**WORK TO DO**.
Write each line of the material exactly as given, from the top through the line that contains "(10.5,6.5) rectangle (1000,800);", and omit all pictures.

=====

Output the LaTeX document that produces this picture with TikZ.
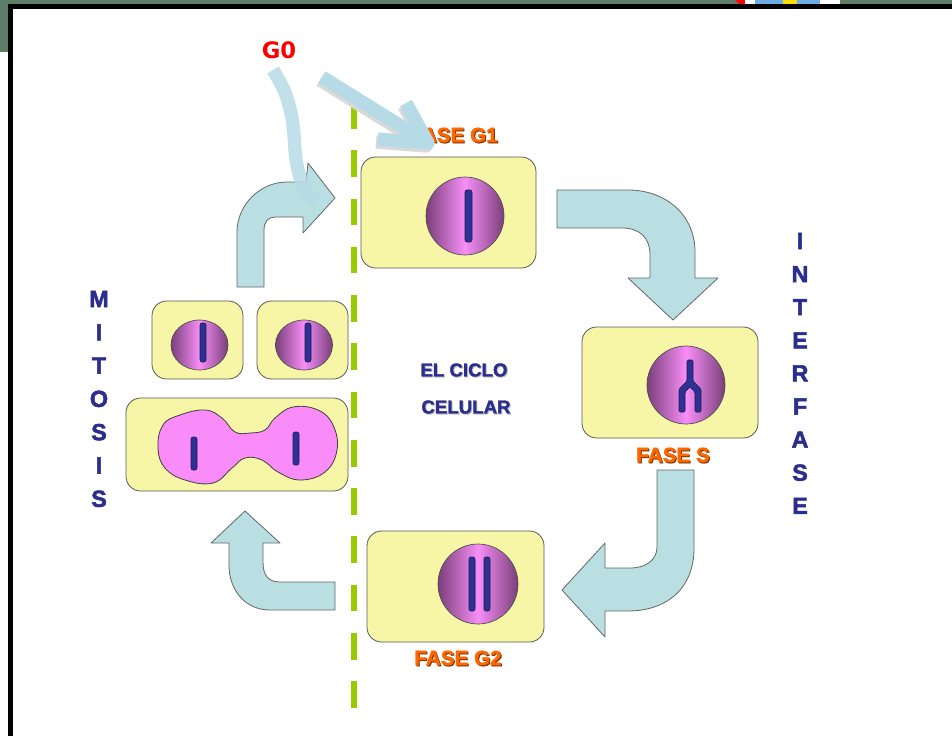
\documentclass[tikz,border=0pt]{standalone}
\usepackage{fontspec}
\setmainfont{Liberation Sans}
\newfontfamily\gzerofont{DejaVu Sans}
\newfontfamily\heavyfont[FakeBold=1.6]{Liberation Sans Bold}
\newfontfamily\sideheavyfont[FakeBold=2.2]{Liberation Sans Bold}
\usepackage{tikz}
\usetikzlibrary{shapes.geometric}

\definecolor{bggreen}{HTML}{5E7D68}
\definecolor{cellyellow}{HTML}{F6F6A6}
\definecolor{nucpurple}{HTML}{7A3F7A}
\definecolor{nucpink}{HTML}{F78EF7}
\definecolor{chromblue}{HTML}{2E3192}
\definecolor{chromdark}{HTML}{1A1A55}
\definecolor{blobpink}{HTML}{FA8CF9}
\definecolor{arrowblue}{HTML}{B9DFE3}
\definecolor{gzeroblue}{HTML}{B7DBE6}
\definecolor{divgreen}{HTML}{99CC00}
\definecolor{phaseorange}{HTML}{FF6600}
\definecolor{phasebrown}{HTML}{7A3300}
\definecolor{titleblue}{HTML}{2B2E8C}

\begin{document}
\begin{tikzpicture}[x=0.75pt, y=-0.75pt,
    cell/.style={draw=black!65, line width=0.6pt, fill=cellyellow, rounded corners=11pt, inner sep=0pt, outer sep=0pt},
    nucleus/.style={circle, draw=black!70, line width=0.5pt, left color=nucpurple, right color=nucpurple, middle color=nucpink, inner sep=0pt},
    chrom/.style={draw=chromdark, line width=0.4pt, fill=chromblue, rounded corners=1.5pt},
    blockarrow/.style={draw=black!60, line width=0.6pt, fill=arrowblue, line join=round},
    phase/.style={text=phaseorange, font=\heavyfont\fontsize{15.5}{18}\selectfont, inner sep=0pt},
    phaseshadow/.style={phase, text=phasebrown},
    cycletext/.style={text=titleblue, font=\heavyfont\fontsize{14}{17}\selectfont, inner sep=0pt},
    sideletter/.style={text=titleblue, font=\sideheavyfont\fontsize{17.5}{20}\selectfont, inner sep=0pt},
    gzero/.style={line width=10pt, draw=gzeroblue, line join=round},
  ]
    \useasboundingbox (0,0) rectangle (952,735);
    \clip (0,0) rectangle (952,735);

    % Window edge
    \fill[bggreen] (0,0) rectangle (952,6);
    \fill[bggreen] (0,0) rectangle (9,52);
    \fill[red] (735,0) -- (745,0) -- (748,5) -- (740,5) -- cycle;
    \fill[white] (745,0) rectangle (840,5);
    \fill[cyan!70!blue!60] (755,0) rectangle (820,5);
    \fill[yellow!80!orange] (783,0) rectangle (797,5);
    \draw[line width=3.75pt, fill=white] (10.5,6.5) rectangle (1000,800);

    % Border between interphase and mitosis
    \draw[line width=4.9pt, divgreen, dash pattern=on 20pt off 16.2pt] (354,102) -- (354,708);

    % Cells
    \node[cell, minimum width=131.25pt, minimum height=83.25pt] (g1cell) at (448.5,212.5) {};
    \node[cell, minimum width=132pt, minimum height=83.25pt] (scell) at (670,382.5) {};
    \node[cell, minimum width=132.75pt, minimum height=83.25pt] (g2cell) at (455.5,586.5) {};
    \node[cell, minimum width=68.25pt, minimum height=58.5pt] (daughterA) at (197.5,340) {};
    \node[cell, minimum width=68.25pt, minimum height=58.5pt] (daughterB) at (302.5,340) {};
    \node[cell, minimum width=166.5pt, minimum height=69.75pt] (dividing) at (237,444.5) {};

    % Nuclei
    \node[nucleus, minimum size=58.5pt] (g1nuc) at (465,216) {};
    \node[nucleus, minimum size=58.5pt] (snuc) at (686,385) {};
    \node[nucleus, minimum size=60pt] (g2nuc) at (478,584) {};
    \node[nucleus, ellipse, minimum width=42.75pt, minimum height=37.5pt] (nucA) at (199.5,345) {};
    \node[nucleus, ellipse, minimum width=42.75pt, minimum height=37.5pt] (nucB) at (304,345) {};

    % Nucleus splitting in two
    \draw[draw=black!75, line width=0.6pt, fill=blobpink] plot[smooth cycle, tension=0.7] coordinates {
        (158,448) (163,425) (180,415) (205,410) (222,418) (235,432) (250,433) (265,430)
        (275,418) (293,407) (318,410) (333,425) (337,450) (325,472) (300,480) (278,472)
        (262,460) (245,458) (232,468) (213,483) (185,480) (165,468)};

    % Chromosomes
    \draw[chrom] (465,190) rectangle (472,242);
    \draw[chrom] (200,323) rectangle (206,362);
    \draw[chrom] (305,323) rectangle (311,362);
    \draw[chrom] (191,437) rectangle (197,470);
    \draw[chrom] (293,432) rectangle (299,465);
    \draw[chrom] (469,557) rectangle (475,611);
    \draw[chrom] (484,557) rectangle (490,611);
    \draw[chrom, rounded corners=1pt] (687,360) -- (693,360) -- (693,381) -- (701,389) -- (701,412)
        -- (695,412) -- (695,392) -- (690,387) -- (685,392) -- (685,412) -- (679,412)
        -- (679,389) -- (687,381) -- cycle;

    % Block arrows round the cycle
    \draw[blockarrow] (557,190) -- (628,190) .. controls (666,190) and (695,215) .. (695,252)
        -- (695,278) -- (718,278) -- (673,320) -- (628,278) -- (650,278) -- (650,255)
        .. controls (650,238) and (640,228) .. (622,228) -- (557,228) -- cycle;
    \draw[blockarrow] (657,470) -- (694,470) -- (694,548) .. controls (694,590) and (665,611) .. (628,611)
        -- (605,611) -- (605,637) -- (562,590) -- (605,543) -- (605,568) -- (630,568)
        .. controls (646,568) and (657,560) .. (657,547) -- cycle;
    \draw[blockarrow] (335,582) -- (335,610) -- (270,610) .. controls (245,610) and (229,590) .. (229,565)
        -- (229,543) -- (211,543) -- (245,511) -- (280,543) -- (263,543) -- (263,562)
        .. controls (263,575) and (268,582) .. (280,582) -- cycle;
    \draw[blockarrow] (237,287) -- (237,232) .. controls (237,205) and (260,182) .. (287,182)
        -- (306,182) -- (308,163) -- (335,198) -- (303,233) -- (303,217) -- (275,217)
        .. controls (268,217) and (264,222) .. (264,230) -- (264,287) -- cycle;

    % Labels
    \node[phaseshadow] at (455,136) {FASE G1};
    \node[phase] (g1label) at (454,135) {FASE G1};
    \node[phaseshadow] at (674,456) {FASE S};
    \node[phase] (slabel) at (673,455) {FASE S};
    \node[phaseshadow] at (459,659) {FASE G2};
    \node[phase] (g2label) at (458,658) {FASE G2};

    \node[cycletext, text=black!25] at (465,371) {EL CICLO};
    \node[cycletext] (cycleA) at (464,370) {EL CICLO};
    \node[cycletext, text=black!25] at (467,408) {CELULAR};
    \node[cycletext] (cycleB) at (466,407) {CELULAR};

    \foreach \ch [count=\i from 0] in {M,I,T,O,S,I,S}
        \node[sideletter] (mit\i) at (99,299+33.3*\i) {\ch};
    \foreach \ch [count=\i from 0] in {I,N,T,E,R,F,A,S,E}
        \node[sideletter] (inter\i) at (800,241+33.1*\i) {\ch};

    % Resting phase G0
    \node[text=red, font=\gzerofont\bfseries\fontsize{17}{20}\selectfont, inner sep=0pt] (gzerolabel) at (279,50) {G0};
    \begin{scope}[shift={(-2,3)}]
        \draw[gzero, draw=black!15] (322,77) -- (428,143);
        \draw[gzero, draw=black!15] (406,103) -- (428,143) -- (378,139);
    \end{scope}
    \draw[gzero, opacity=0.85] plot[smooth, tension=0.6] coordinates {(273,70) (284,90) (291,113) (294,135) (295,150) (298,170) (305,190) (316,203)};
    \draw[gzero] (322,77) -- (428,143);
    \draw[gzero] (406,103) -- (428,143) -- (378,139);
\end{tikzpicture}
\end{document}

=====

**OUTPUT OF THE EXERCISE**.
Output the LaTeX document that produces this picture with TikZ.
\documentclass[tikz,border=0pt]{standalone}
\usepackage{fontspec}
\setmainfont{Liberation Sans}
\newfontfamily\gzerofont{DejaVu Sans}
\newfontfamily\heavyfont[FakeBold=1.6]{Liberation Sans Bold}
\newfontfamily\sideheavyfont[FakeBold=2.2]{Liberation Sans Bold}
\usepackage{tikz}
\usetikzlibrary{shapes.geometric}

\definecolor{bggreen}{HTML}{5E7D68}
\definecolor{cellyellow}{HTML}{F6F6A6}
\definecolor{nucpurple}{HTML}{7A3F7A}
\definecolor{nucpink}{HTML}{F78EF7}
\definecolor{chromblue}{HTML}{2E3192}
\definecolor{chromdark}{HTML}{1A1A55}
\definecolor{blobpink}{HTML}{FA8CF9}
\definecolor{arrowblue}{HTML}{B9DFE3}
\definecolor{gzeroblue}{HTML}{B7DBE6}
\definecolor{divgreen}{HTML}{99CC00}
\definecolor{phaseorange}{HTML}{FF6600}
\definecolor{phasebrown}{HTML}{7A3300}
\definecolor{titleblue}{HTML}{2B2E8C}

\begin{document}
\begin{tikzpicture}[x=0.75pt, y=-0.75pt,
    cell/.style={draw=black!65, line width=0.6pt, fill=cellyellow, rounded corners=11pt, inner sep=0pt, outer sep=0pt},
    nucleus/.style={circle, draw=black!70, line width=0.5pt, left color=nucpurple, right color=nucpurple, middle color=nucpink, inner sep=0pt},
    chrom/.style={draw=chromdark, line width=0.4pt, fill=chromblue, rounded corners=1.5pt},
    blockarrow/.style={draw=black!60, line width=0.6pt, fill=arrowblue, line join=round},
    phase/.style={text=phaseorange, font=\heavyfont\fontsize{15.5}{18}\selectfont, inner sep=0pt},
    phaseshadow/.style={phase, text=phasebrown},
    cycletext/.style={text=titleblue, font=\heavyfont\fontsize{14}{17}\selectfont, inner sep=0pt},
    sideletter/.style={text=titleblue, font=\sideheavyfont\fontsize{17.5}{20}\selectfont, inner sep=0pt},
    gzero/.style={line width=10pt, draw=gzeroblue, line join=round},
  ]
    \useasboundingbox (0,0) rectangle (952,735);
    \clip (0,0) rectangle (952,735);

    % Window edge
    \fill[bggreen] (0,0) rectangle (952,6);
    \fill[bggreen] (0,0) rectangle (9,52);
    \fill[red] (735,0) -- (745,0) -- (748,5) -- (740,5) -- cycle;
    \fill[white] (745,0) rectangle (840,5);
    \fill[cyan!70!blue!60] (755,0) rectangle (820,5);
    \fill[yellow!80!orange] (783,0) rectangle (797,5);
    \draw[line width=3.75pt, fill=white] (10.5,6.5) rectangle (1000,800);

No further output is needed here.